Money is not the only challenge to an early opening, of course. But it’s probably technically feasible to open about the same time as the more complex alignment to West Seattle, scheduled for 2030. That would be six years earlier than the current plan for Everett Link. Snohomish County and Sound Transit should accelerate planning to make this early opening possible.

Ridership Map
Even with optimistic growth targets for Everett, ridership on Link is projected to tail off precipitously beyond Mariner (image original: Sound Transit)

37 Replies to “Could Link to Mariner open early?”

  1. As a reverse commuter from Seattle to Paine Field who takes tranist, I would be ok with this. The link to Swift tranfer to get up to Paine Field would still be an improvement over the current condition (512 to Community Transit’s limited 107 route). If I could get this sooner, I would gladly take it over waiting longer to get a one seat ride.

    1. I’m guessing that once Link gets to Lynnwood there will be good connection service from Lynnwood to Paine Field. Otherwise you are basically saying you want to connect two areas via billion dollar rail, but aren’t willing to spend money connecting them via a bus. In general I expect Lynnwood to be a major transit center for all of Snohomish County (or at least everything to the north of it).

      1. I shouldn’t have said “you”, I meant “Snohomish County” (is basically saying …).

      2. Good point! If they improved the frequency of the 107 or had some other bus connection to Lynnwood that would work too. I was a little to focused on the Mariner proposal.

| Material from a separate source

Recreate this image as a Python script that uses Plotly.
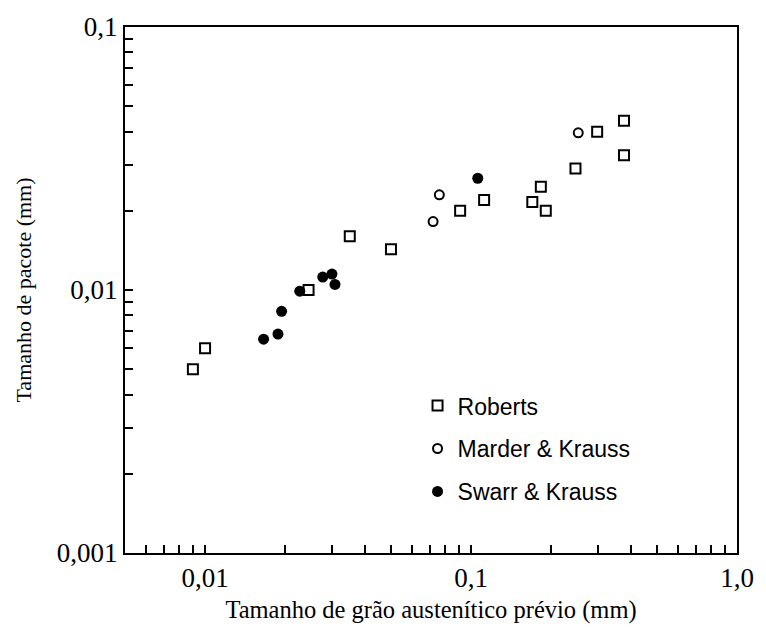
import numpy as np
import plotly.graph_objects as go

# Prior austenite grain size (mm) vs packet size (mm)
roberts_x = [0.009, 0.010, 0.0245, 0.035, 0.050, 0.091, 0.112, 0.170, 0.183, 0.191, 0.247, 0.298, 0.376, 0.376]
roberts_y = [0.0050, 0.0060, 0.0100, 0.0160, 0.0143, 0.0200, 0.0220, 0.0216, 0.0247, 0.0200, 0.0290, 0.0400, 0.0440, 0.0325]

marder_x = [0.072, 0.076, 0.253]
marder_y = [0.0182, 0.0230, 0.0396]

swarr_x = [0.0166, 0.0188, 0.0194, 0.0227, 0.0277, 0.0300, 0.0308, 0.106]
swarr_y = [0.0065, 0.0068, 0.0083, 0.0099, 0.0112, 0.0115, 0.0105, 0.0266]

x_range = [0.005, 1.0]
y_range = [0.001, 0.1]
x_major = [0.01, 0.1, 1.0]
x_major_text = ["0,01", "0,1", "1,0"]
y_major = [0.001, 0.01, 0.1]
y_major_text = ["0,001", "0,01", "0,1"]

serif = "Liberation Serif, Times New Roman, serif"
sans = "Liberation Sans, Arial, sans-serif"


def log_ticks(lo, hi, majors, major_text):
    """All 1..9 x 10^n positions inside [lo, hi]; only the decades get text."""
    vals, text = [], []
    for e in range(int(np.floor(np.log10(lo))), int(np.ceil(np.log10(hi))) + 1):
        for m in range(1, 10):
            v = m * 10.0 ** e
            if v < lo * 0.9999 or v > hi * 1.0001:
                continue
            vals.append(v)
            lab = ""
            for t, s in zip(majors, major_text):
                if abs(v - t) / t < 1e-6:
                    lab = s
            text.append(lab)
    return vals, text


xt_vals, xt_text = log_ticks(x_range[0], x_range[1], x_major, x_major_text)
yt_vals, yt_text = log_ticks(y_range[0], y_range[1], y_major, y_major_text)

fig = go.Figure()
fig.add_trace(go.Scatter(
    x=roberts_x, y=roberts_y, mode="markers", name="Roberts", legendgroup="r",
    marker=dict(symbol="square-open", size=10, color="black", line=dict(width=2)),
))
fig.add_trace(go.Scatter(
    x=marder_x, y=marder_y, mode="markers", name="Marder & Krauss", legendgroup="m",
    marker=dict(symbol="circle-open", size=9, color="black", line=dict(width=2)),
))
fig.add_trace(go.Scatter(
    x=swarr_x, y=swarr_y, mode="markers", name="Swarr & Krauss", legendgroup="s",
    marker=dict(symbol="circle", size=11, color="black"),
))

axis_common = dict(
    type="log",
    showgrid=False,
    zeroline=False,
    showline=True,
    linecolor="black",
    linewidth=2,
    mirror=True,
    ticks="inside",
    ticklen=8,
    tickwidth=1.5,
    tickcolor="black",
    tickmode="array",
    tickfont=dict(family=serif, size=27, color="black"),
)

fig.update_xaxes(
    **axis_common,
    range=[np.log10(x_range[0]), np.log10(x_range[1])],
    tickvals=xt_vals, ticktext=xt_text,
    title=dict(text="Tamanho de grão austenítico prévio (mm)",
               font=dict(family=serif, size=24.5, color="black"), standoff=8),
)
fig.update_yaxes(
    **axis_common,
    range=[np.log10(y_range[0]), np.log10(y_range[1])],
    tickvals=yt_vals, ticktext=yt_text,
    title=dict(text="Tamanho de pacote (mm)",
               font=dict(family=serif, size=22, color="black"), standoff=19),
)

fig.update_layout(
    width=766, height=637,
    margin=dict(l=125, r=24, t=21, b=84),
    paper_bgcolor="white",
    plot_bgcolor="white",
    showlegend=True,
    legend=dict(
        x=0.478, y=0.321, xanchor="left", yanchor="top",
        font=dict(family=sans, size=23, color="black"),
        bgcolor="rgba(0,0,0,0)",
        tracegroupgap=10,
        traceorder="grouped",
    ),
)

fig.write_html("out.html")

        In a perfect world (for me at least) Sound Transit would truncate their Everett to Seattle routes at Northgate and use some of that money to make the 513 run in both directions and not just in the peak direction.

      3. I agree Curtis. Truncating at Northgate is controversial, but I would definitely do it. I really don’t see the point in running buses on I-5 past Northgate once Northgate Link opens. The time savings are huge with a Northgate truncation, which not only opens up the possibility of far more frequent service, but new runs at no extra cost.

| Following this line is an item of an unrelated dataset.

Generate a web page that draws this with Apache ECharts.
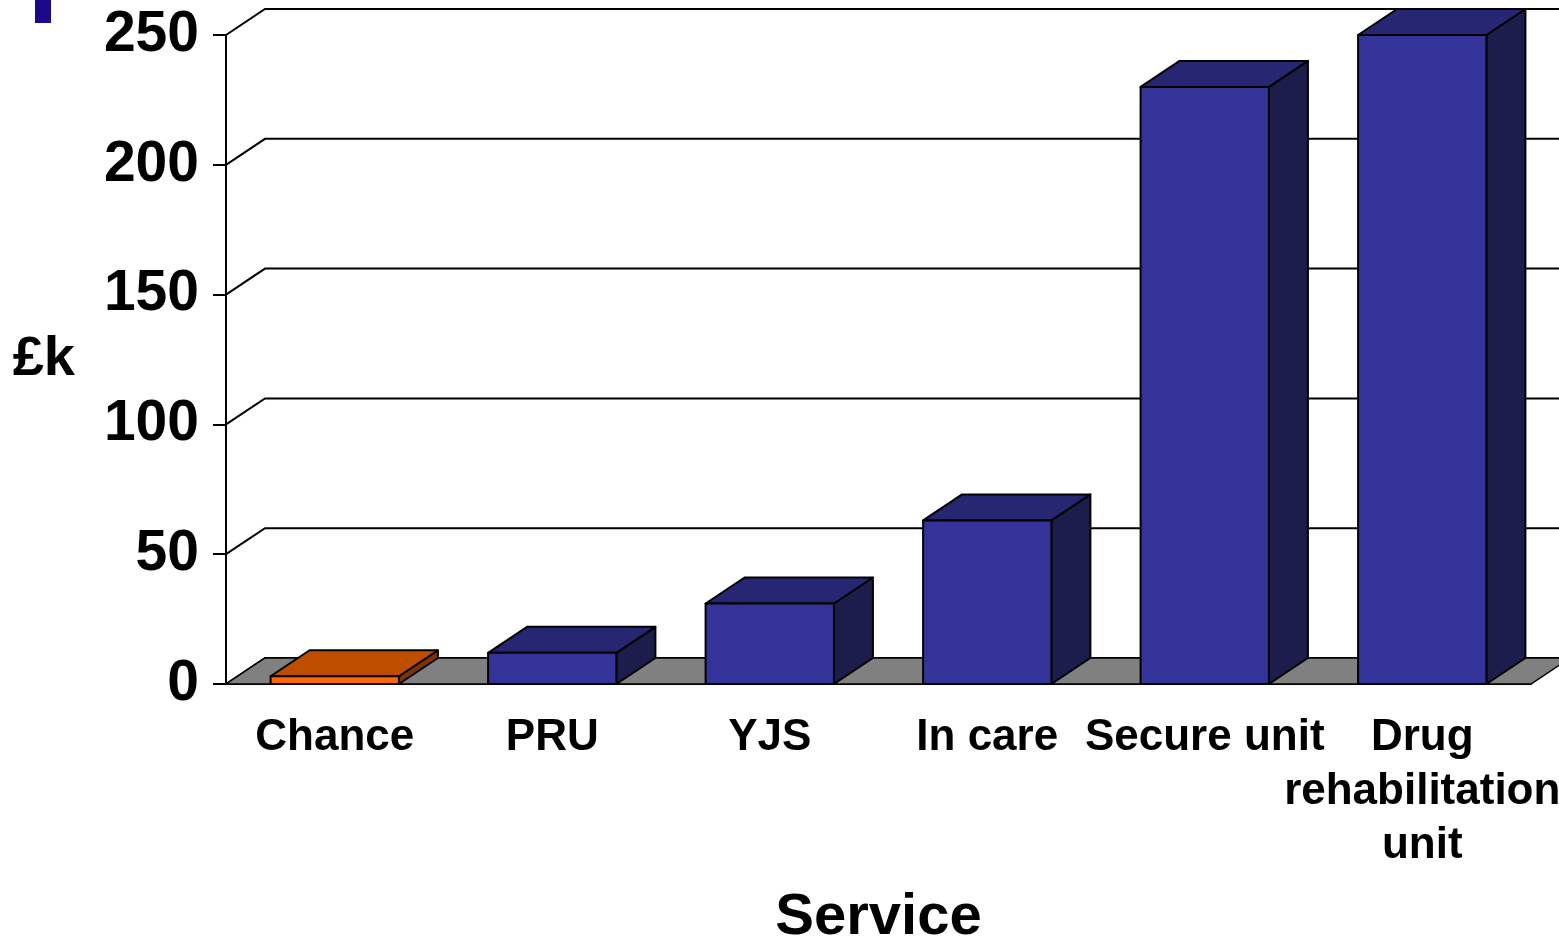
<!DOCTYPE html>
<html>
<head>
<meta charset="utf-8">
<title>Service cost</title>
<script src="https://cdn.jsdelivr.net/npm/echarts@6/dist/echarts.min.js"></script>
<style>
  html, body { margin: 0; padding: 0; background: #fff; }
  #chart { width: 1559px; height: 939px; }
</style>
</head>
<body>
<div id="chart"></div>
<script>
// data (£k per service)
const categories = ['Chance', 'PRU', 'YJS', 'In care', 'Secure unit', 'Drug\nrehabilitation\nunit'];
const values = [3, 12, 31, 63, 230, 250];
const yTicks = [0, 50, 100, 150, 200, 250];

// 3d depth offset of the back wall, in pixels
const DX = 39;
const DY = -26;
const FONT = 'Arial, "Liberation Sans", sans-serif';

const blueFaces = { front: '#333399', top: '#262673', side: '#1c1c4d' };
const orangeFaces = { front: '#ff6600', top: '#bf4d00', side: '#803300' };

const chart = echarts.init(document.getElementById('chart'));

// back wall gridlines + the little diagonals off the y axis
const renderWall = (params, api) => {
  const cs = params.coordSys;
  const y = api.coord([0, api.value(1)])[1];
  const x0 = cs.x;
  const x1 = cs.x + cs.width;
  return {
    type: 'polyline',
    shape: { points: [[x0, y], [x0 + DX, y + DY], [x1 + DX, y + DY]] },
    style: { stroke: '#000', lineWidth: 2, fill: null }
  };
};

const renderFloor = (params, api) => {
  const cs = params.coordSys;
  const y = api.coord([0, api.value(1)])[1];
  const x0 = cs.x;
  const x1 = cs.x + cs.width;
  return {
    type: 'polygon',
    shape: { points: [[x0, y], [x1, y], [x1 + DX, y + DY], [x0 + DX, y + DY]] },
    style: { fill: '#808080', stroke: '#000', lineWidth: 1.5 }
  };
};

const renderBar = (params, api) => {
  const idx = api.value(0);
  const top = api.coord([idx, api.value(1)]);
  const base = api.coord([idx, 0]);
  const w = api.size([1, 0])[0] * 0.59;
  const xl = top[0] - w / 2;
  const xr = top[0] + w / 2;
  const ty = top[1];
  const by = base[1];
  const c = idx === 0 ? orangeFaces : blueFaces;
  const edge = { stroke: '#000', lineWidth: 2, lineJoin: 'round' };
  return {
    type: 'group',
    children: [
      {
        type: 'polygon',
        shape: { points: [[xr, by], [xr, ty], [xr + DX, ty + DY], [xr + DX, by + DY]] },
        style: Object.assign({ fill: c.side }, edge)
      },
      {
        type: 'polygon',
        shape: { points: [[xl, ty], [xr, ty], [xr + DX, ty + DY], [xl + DX, ty + DY]] },
        style: Object.assign({ fill: c.top }, edge)
      },
      {
        type: 'polygon',
        shape: { points: [[xl, by], [xr, by], [xr, ty], [xl, ty]] },
        style: Object.assign({ fill: c.front }, edge)
      }
    ]
  };
};

const option = {
  backgroundColor: '#fff',
  animation: false,
  textStyle: { fontFamily: FONT },
  graphic: [
    { type: 'rect', left: 35, top: 0, shape: { width: 16, height: 23 }, style: { fill: '#1a0a8a' } }
  ],
  grid: { left: 226, right: 28, top: 35, bottom: 255, outerBoundsMode: 'none', containLabel: false },
  xAxis: {
    type: 'category',
    data: categories,
    name: 'Service',
    nameLocation: 'middle',
    nameGap: 205,
    nameTextStyle: { fontSize: 58, fontWeight: 'bold', color: '#000', fontFamily: FONT },
    axisLine: { lineStyle: { color: '#000', width: 2 } },
    axisTick: { length: 13, interval: 0, lineStyle: { color: '#000', width: 2 } },
    axisLabel: {
      interval: 0,
      margin: 27,
      fontSize: 44,
      lineHeight: 54,
      fontWeight: 'bold',
      color: '#000',
      fontFamily: FONT
    },
    splitLine: { show: false }
  },
  yAxis: {
    type: 'value',
    min: 0,
    max: 250,
    interval: 50,
    name: '£k',
    nameLocation: 'middle',
    nameRotate: 0,
    nameGap: 151,
    nameTextStyle: { fontSize: 56, fontWeight: 'bold', color: '#000', fontFamily: FONT, padding: [10, 0, 0, 0] },
    axisLine: { show: true, lineStyle: { color: '#000', width: 2 } },
    axisTick: { show: true, length: 13, lineStyle: { color: '#000', width: 2 } },
    axisLabel: { margin: 27, fontSize: 57, fontWeight: 'bold', color: '#000', fontFamily: FONT },
    splitLine: { show: false }
  },
  series: [
    {
      type: 'custom',
      z: 1,
      renderItem: renderWall,
      data: yTicks.map(v => [0, v]),
      silent: true
    },
    {
      type: 'custom',
      z: 2,
      renderItem: renderFloor,
      data: [[0, 0]],
      silent: true
    },
    {
      type: 'custom',
      z: 3,
      renderItem: renderBar,
      data: values.map((v, i) => [i, v])
    }
  ]
};

chart.setOption(option);
window.addEventListener('resize', () => chart.resize());
</script>
</body>
</html>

      4. One of my big complaints about the Paine Field diversion is that that area had no existing all-day bus service until Swift opened. Why jump ahead to rail before even testing its viability with a bus? I’m also a reverse commuter who works in the Paine Field area, so I stand to benefit if I’m still working there in (checks notes) 2036.

        The Swift Green line already works well for the segment between Mariner and Paine Field. It’s very reliable and runs frequently all day, so there’s not much of a transfer penalty for using it. The problem is that it doesn’t share a stop with the 512, so my only good option today (there are many bad options) is to take the 512 to 112th, take my bike on the Interurban south to 128th (not a bad ride, but not really walking distance for a transfer), and catch Swift Green that way. If Link is the first thing that adds that reverse commute stop at Mariner, then adding it faster makes my commute much easier.

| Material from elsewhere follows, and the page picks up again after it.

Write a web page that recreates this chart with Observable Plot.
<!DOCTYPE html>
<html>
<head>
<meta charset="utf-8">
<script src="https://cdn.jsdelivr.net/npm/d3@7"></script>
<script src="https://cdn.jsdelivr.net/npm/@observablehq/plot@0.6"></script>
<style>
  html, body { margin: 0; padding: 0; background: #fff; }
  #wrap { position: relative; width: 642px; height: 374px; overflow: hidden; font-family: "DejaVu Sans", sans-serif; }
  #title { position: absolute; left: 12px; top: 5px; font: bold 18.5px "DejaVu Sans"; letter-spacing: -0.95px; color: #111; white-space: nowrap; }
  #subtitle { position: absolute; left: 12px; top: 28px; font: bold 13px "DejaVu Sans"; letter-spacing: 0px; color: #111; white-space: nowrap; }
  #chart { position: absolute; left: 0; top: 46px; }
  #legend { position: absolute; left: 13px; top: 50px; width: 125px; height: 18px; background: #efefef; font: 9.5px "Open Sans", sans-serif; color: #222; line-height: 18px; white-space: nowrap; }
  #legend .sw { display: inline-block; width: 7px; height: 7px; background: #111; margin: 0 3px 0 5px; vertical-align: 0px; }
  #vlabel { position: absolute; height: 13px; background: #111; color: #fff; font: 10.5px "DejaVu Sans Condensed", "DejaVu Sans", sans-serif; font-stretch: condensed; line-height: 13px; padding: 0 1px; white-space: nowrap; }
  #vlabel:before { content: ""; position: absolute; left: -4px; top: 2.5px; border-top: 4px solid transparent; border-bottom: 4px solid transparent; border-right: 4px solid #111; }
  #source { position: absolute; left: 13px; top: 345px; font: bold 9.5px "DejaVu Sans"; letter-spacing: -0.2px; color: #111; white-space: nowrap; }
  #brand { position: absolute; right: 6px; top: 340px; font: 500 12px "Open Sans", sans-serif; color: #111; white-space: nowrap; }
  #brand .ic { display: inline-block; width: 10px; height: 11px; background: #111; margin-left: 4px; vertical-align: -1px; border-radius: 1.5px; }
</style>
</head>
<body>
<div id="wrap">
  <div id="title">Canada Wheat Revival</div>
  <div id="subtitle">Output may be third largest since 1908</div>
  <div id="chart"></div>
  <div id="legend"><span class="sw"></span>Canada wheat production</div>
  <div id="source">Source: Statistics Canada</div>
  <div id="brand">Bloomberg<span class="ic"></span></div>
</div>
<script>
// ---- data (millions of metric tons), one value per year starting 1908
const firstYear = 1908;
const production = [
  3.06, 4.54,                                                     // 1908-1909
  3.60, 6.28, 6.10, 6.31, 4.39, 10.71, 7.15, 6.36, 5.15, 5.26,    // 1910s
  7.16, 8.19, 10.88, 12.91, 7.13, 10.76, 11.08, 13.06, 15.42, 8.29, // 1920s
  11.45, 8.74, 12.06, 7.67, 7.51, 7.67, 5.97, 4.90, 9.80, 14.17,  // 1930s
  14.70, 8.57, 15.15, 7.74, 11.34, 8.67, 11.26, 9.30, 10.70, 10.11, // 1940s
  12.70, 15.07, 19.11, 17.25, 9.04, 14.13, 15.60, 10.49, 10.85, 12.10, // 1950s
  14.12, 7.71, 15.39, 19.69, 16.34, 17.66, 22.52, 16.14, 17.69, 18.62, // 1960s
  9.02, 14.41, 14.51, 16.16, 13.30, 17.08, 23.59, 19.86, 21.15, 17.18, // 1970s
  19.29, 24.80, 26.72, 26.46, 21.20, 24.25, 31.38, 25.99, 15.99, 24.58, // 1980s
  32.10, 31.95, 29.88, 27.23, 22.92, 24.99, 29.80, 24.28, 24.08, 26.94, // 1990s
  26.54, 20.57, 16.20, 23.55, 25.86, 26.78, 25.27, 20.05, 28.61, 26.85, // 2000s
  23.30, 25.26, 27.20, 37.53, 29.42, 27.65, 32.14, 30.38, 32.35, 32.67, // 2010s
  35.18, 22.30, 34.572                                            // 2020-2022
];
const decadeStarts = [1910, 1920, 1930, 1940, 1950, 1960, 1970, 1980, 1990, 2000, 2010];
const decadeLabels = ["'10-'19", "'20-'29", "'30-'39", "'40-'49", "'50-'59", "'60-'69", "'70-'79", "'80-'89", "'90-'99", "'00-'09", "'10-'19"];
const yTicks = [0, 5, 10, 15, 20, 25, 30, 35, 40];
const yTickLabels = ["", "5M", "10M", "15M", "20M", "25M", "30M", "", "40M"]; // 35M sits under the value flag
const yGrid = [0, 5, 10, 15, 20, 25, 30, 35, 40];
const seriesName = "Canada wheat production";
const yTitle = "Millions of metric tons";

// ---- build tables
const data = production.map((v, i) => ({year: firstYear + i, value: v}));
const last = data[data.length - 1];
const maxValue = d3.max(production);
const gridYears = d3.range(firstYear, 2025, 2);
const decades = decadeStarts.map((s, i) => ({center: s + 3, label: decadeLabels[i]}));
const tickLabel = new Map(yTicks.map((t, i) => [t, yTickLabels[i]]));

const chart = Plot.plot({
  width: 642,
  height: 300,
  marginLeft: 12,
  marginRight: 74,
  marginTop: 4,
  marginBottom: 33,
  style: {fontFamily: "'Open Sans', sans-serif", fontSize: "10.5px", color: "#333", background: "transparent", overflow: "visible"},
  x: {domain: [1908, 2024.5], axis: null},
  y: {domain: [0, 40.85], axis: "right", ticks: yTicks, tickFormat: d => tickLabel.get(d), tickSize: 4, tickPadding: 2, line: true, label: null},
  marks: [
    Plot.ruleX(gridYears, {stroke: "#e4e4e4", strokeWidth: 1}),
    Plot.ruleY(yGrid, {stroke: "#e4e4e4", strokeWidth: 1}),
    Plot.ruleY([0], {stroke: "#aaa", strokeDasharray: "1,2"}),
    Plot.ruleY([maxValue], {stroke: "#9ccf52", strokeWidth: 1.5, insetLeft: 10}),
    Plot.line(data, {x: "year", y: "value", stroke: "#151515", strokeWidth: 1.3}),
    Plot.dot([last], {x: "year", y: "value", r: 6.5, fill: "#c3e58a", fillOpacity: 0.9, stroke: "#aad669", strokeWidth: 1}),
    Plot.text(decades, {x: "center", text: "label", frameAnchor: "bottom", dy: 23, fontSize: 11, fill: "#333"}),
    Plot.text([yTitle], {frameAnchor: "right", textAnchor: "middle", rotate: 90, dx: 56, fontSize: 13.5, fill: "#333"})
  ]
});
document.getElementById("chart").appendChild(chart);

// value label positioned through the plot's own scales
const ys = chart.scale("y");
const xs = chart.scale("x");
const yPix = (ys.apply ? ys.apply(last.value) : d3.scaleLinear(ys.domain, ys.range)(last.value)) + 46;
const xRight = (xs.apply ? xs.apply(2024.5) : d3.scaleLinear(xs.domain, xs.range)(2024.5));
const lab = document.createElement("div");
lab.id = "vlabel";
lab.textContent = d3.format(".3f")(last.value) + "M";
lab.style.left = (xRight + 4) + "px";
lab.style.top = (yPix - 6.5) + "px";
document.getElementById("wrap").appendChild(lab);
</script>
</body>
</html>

        The 107 just doesn’t have enough runs to be a useful route. If CT decides to make it all day after Lynnwood Link opens, or even to add a few extra runs, it becomes much more useful, and maybe everything else i said is moot.

      5. I’m also a Paine Field reverse commuter, and although I ride a vanpool most of the time, I occasionally take CT107/ST512 home. I’d consider switching from vanpool to transit if there were an easy Link-Swift connection at Mariner, although I’ll probably give Link/107 a try once Lynnwood opens. I’d bet CT could use the saved service hours to make the 107 an all-day route.

        What I found really weird about the 107 is that a pretty decent proportion of SB ridership doesn’t originate at Seaway TC, at least for the last (5:20) trip of the day. I’m not certain whether or not these people are treating it as a local route (and taking something else on the way back) or are just workers at the strip malls along SR 525.

        @ Jeremy
        Have you considered transferring from the 512 to the 201/202 at Ash Way, riding to Mariner, and then taking Swift from there? Peak frequency on the 201/202 isn’t awful.

      6. “take the 512 to 112th, take my bike on the Interurban south to 128th”

        There’s a trail between them? I may walk that rather than wait for an hourly bus. I’ve never seen Swift Green yet because the connecting buses are so infrequent on weekends. It’s take the 512, wait 25 minutes for a connecting bus, just to get to a Swift stop. Or take the E and Swift Blue to Swift Green, which takes longer but doesn’t have the long wait in automobile hell.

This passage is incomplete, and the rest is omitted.